Fast forward to Wednesday, and the Kansas GOP again was calling on him to be fired.
“It should send a shiver down everyone’s spine if KU allows David Guth to return to instructing students,” Kansas GOP Chair Mike Brown said in the press release.
The release also highlighted the 2013 incident and alluded to KU not doing enough to punish Guth.
Shortly after receiving the Kansas GOP press release, the Journal-World reached out to a spokeswoman at KU, asking the university to confirm that the instructor in the most recent video was not Guth. Shortly thereafter, KU provided a statement to the Journal-World naming Lowcock as the instructor in the video.

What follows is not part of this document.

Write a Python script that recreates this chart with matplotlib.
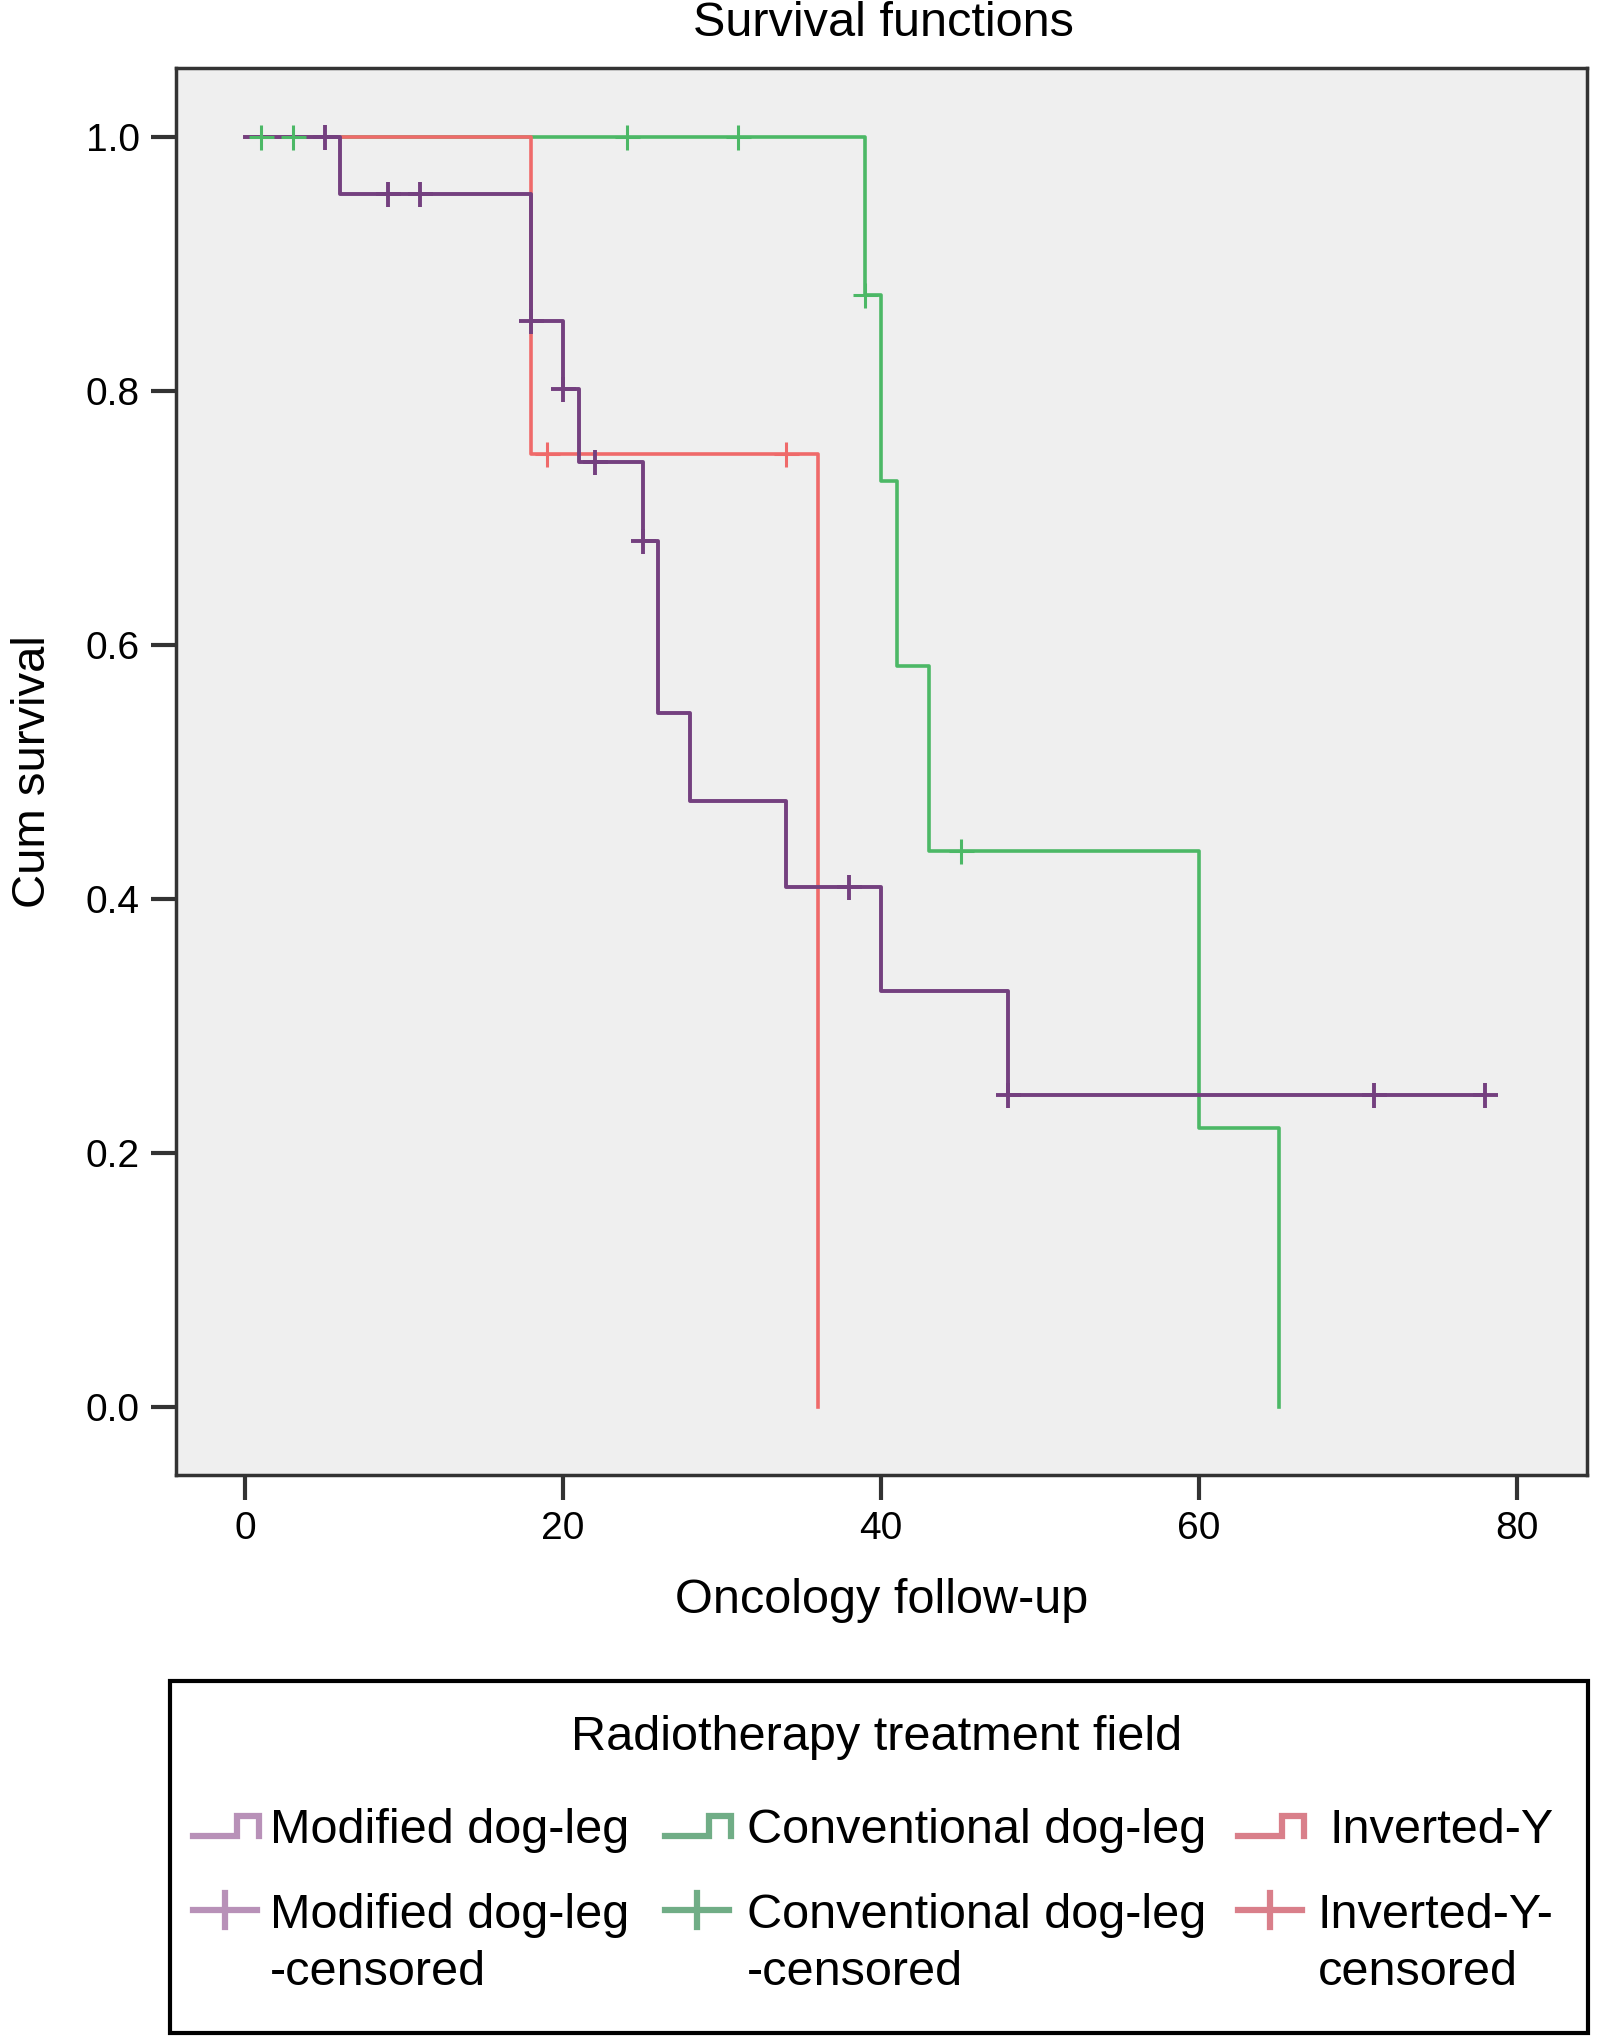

About an hour after issuing its first press release, the Kansas GOP issued a new version with a correction, saying it had incorrectly attributed comments made by Lowcock to Guth. The correction, though, also offered this: “However, both of these individuals worked for the University of Kansas, and both their comments are vile.”
After being put on leave for his comments 11 years ago, Guth told the Journal-World that he had received numerous death threats among the thousands of angry emails, tweets and phone calls from strangers.